In a recent book entitled The Age of the Strongman, the journalist Gideon Rachman described the inexorable rise of autocracies over the past twenty years, during which democracies once thought to be solid, such as India, Brazil, Hungary, and Turkey, or exemplary, such as the United States, have fallen under the sway of “strongmen” elected “democratically,” without coups d’état, and thus swung over into the camp of autocratic regimes. The combination of nationalism, cultural conservatism, and defense of “the people” against “the elite” has proven to be a potent if not lethal cocktail.
What explains this crisis of so-called liberal democracy? Where will it end ? What can be done to counter it? These are the questions that were addressed in the 2023 Colloquium of The Tocqueville Society, which brough together historians, political scientists, and philosophers from both sides of the Atlantic to discuss the new “despotism” that Tocqueville foresaw, and which has begun to drop the mask of benevolence and to reveal the full dimensions of its cruelty and violence.

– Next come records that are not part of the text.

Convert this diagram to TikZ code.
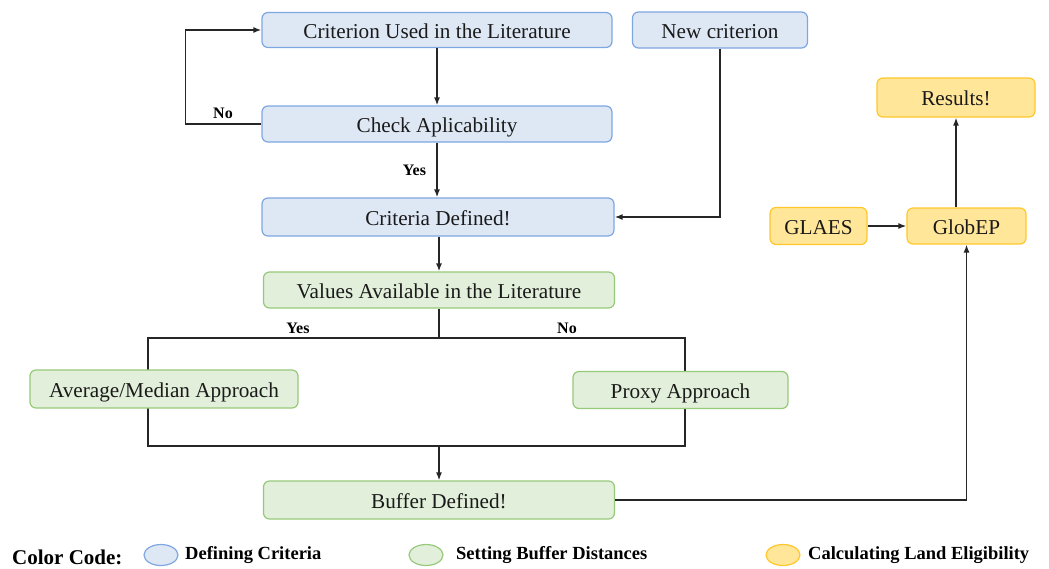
\documentclass[tikz,border=0pt]{standalone}
\usepackage{fontspec}
\setmainfont{Liberation Serif}
\usetikzlibrary{arrows.meta,shapes.geometric}
\definecolor{bfill}{HTML}{DEE8F5}
\definecolor{bline}{HTML}{7EA6E0}
\definecolor{gfill}{HTML}{E2EFDA}
\definecolor{gline}{HTML}{97C97A}
\definecolor{yfill}{HTML}{FFE699}
\definecolor{yline}{HTML}{FFC72C}
\definecolor{txt}{HTML}{1A1A1A}
\tikzset{
  box/.style={draw, rounded corners=6pt, line width=1.2pt, inner sep=0pt, align=center, text=txt,
    font=\fontsize{21.2}{24}\selectfont, text height=17pt, text depth=0.5pt},
  bluebox/.style={box, fill=bfill, draw=bline},
  greenbox/.style={box, fill=gfill, draw=gline},
  yellowbox/.style={box, fill=yfill, draw=yline},
  conn/.style={line width=1.4pt, draw=black!85},
  arr/.style={conn, -{Latex[length=8pt,width=6pt]}},
  lbl/.style={font=\bfseries\fontsize{16}{18}\selectfont, text=black},
  legtxt/.style={font=\bfseries\fontsize{18.5}{20}\selectfont, anchor=west, inner sep=0pt},
  legdot/.style={ellipse, line width=1.2pt, minimum width=34pt, minimum height=21pt, inner sep=0pt}
}
\begin{document}
\begin{tikzpicture}[x=1pt,y=-1pt]
\useasboundingbox (0,0) rectangle (1049,568);
% bracket behind the approach boxes
\coordinate (tl) at (148,338);
\coordinate (tr) at (685,338);
\coordinate (br) at (685,446);
\coordinate (bl) at (148,446);
\coordinate (merge) at (439,446);
\draw[conn] (tl) -- (tr) -- (br) -- (bl) -- cycle;

\node[bluebox, minimum width=350pt, minimum height=35pt] (crit) at (437,30) {Criterion Used in the Literature};
\node[bluebox, minimum width=175pt, minimum height=36pt] (newc) at (720,30) {New criterion};
\node[bluebox, minimum width=350pt, minimum height=36pt] (check) at (437,124) {Check Aplicability};
\node[bluebox, minimum width=352pt, minimum height=38pt] (critdef) at (438,217) {Criteria Defined!};
\node[greenbox, minimum width=351pt, minimum height=36pt] (values) at (439,290) {Values Available in the Literature};
\node[greenbox, minimum width=268pt, minimum height=38pt] (avg) at (164,389) {Average/Median Approach};
\node[greenbox, minimum width=215pt, minimum height=37pt] (proxy) at (680.5,390) {Proxy Approach};
\node[greenbox, minimum width=351pt, minimum height=38pt] (buffer) at (439,500) {Buffer Defined!};
\node[yellowbox, minimum width=158pt, minimum height=39pt] (results) at (956,97.5) {Results!};
\node[yellowbox, minimum width=97pt, minimum height=37pt] (glaes) at (818.5,226) {GLAES};
\node[yellowbox, minimum width=119pt, minimum height=36pt] (globep) at (966.5,226) {GlobEP};

% connectors
\draw[arr] (crit.south -| check.north) -- (check.north);
\draw[arr] (check.west) -- ++(-76,0) |- (crit.west);
\node[lbl] (nolbl1) at (223,113) {No};
\draw[arr] (check.south) -- node[lbl, left=7pt] (yeslbl1) {Yes} (check.south |- critdef.north);
\draw[arr] (newc.south) |- (critdef.east);
\draw[arr] (values.north |- critdef.south) -- (values.north);
\draw[conn] (values.south) -- (values.south |- tl);
\node[lbl] (yeslbl2) at (298,328) {Yes};
\node[lbl] (nolbl2) at (567,328) {No};
\draw[arr] (merge) -- (merge |- buffer.north);
\draw[arr] (buffer.east) -| (globep.south);
\draw[arr] (glaes.east) -- (globep.west);
\draw[arr] (globep.north -| results.south) -- (results.south);

% legend
\node[anchor=west, inner sep=0pt, font=\bfseries\fontsize{21}{24}\selectfont] (cc) at (12,557) {Color Code:};
\node[legdot, fill=bfill, draw=bline] (d1) at (161,555) {};
\node[legtxt] (t1) at (185,555) {Defining Criteria};
\node[legdot, fill=gfill, draw=gline] (d2) at (426,555) {};
\node[legtxt] (t2) at (456,555) {Setting Buffer Distances};
\node[legdot, fill=yfill, draw=yline] (d3) at (783,555) {};
\node[legtxt] (t3) at (808,555) {Calculating Land Eligibility};
\end{tikzpicture}
\end{document}
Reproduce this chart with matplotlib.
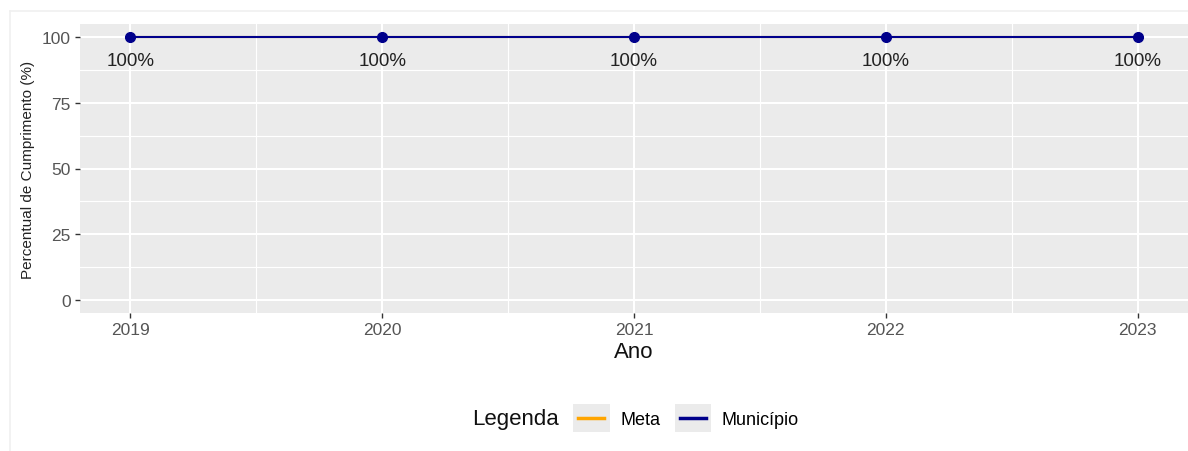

By examining the recent history of a number of different countries, the colloquium saught to analyze the meaning of “democratic authoritarianism” and the various factors that have led to these developments.
The colloquium was co-sponsored by The Tocqueville Society and the Center for Critical Democracy Studies at the American University of Paris, and featured keynote addresses from Professors Jan-Werner Müller (Princeton University) and Pascal Ory (Académie française), as well as a series of roundtable discussions with leading international historians, political scientists, and philosophers.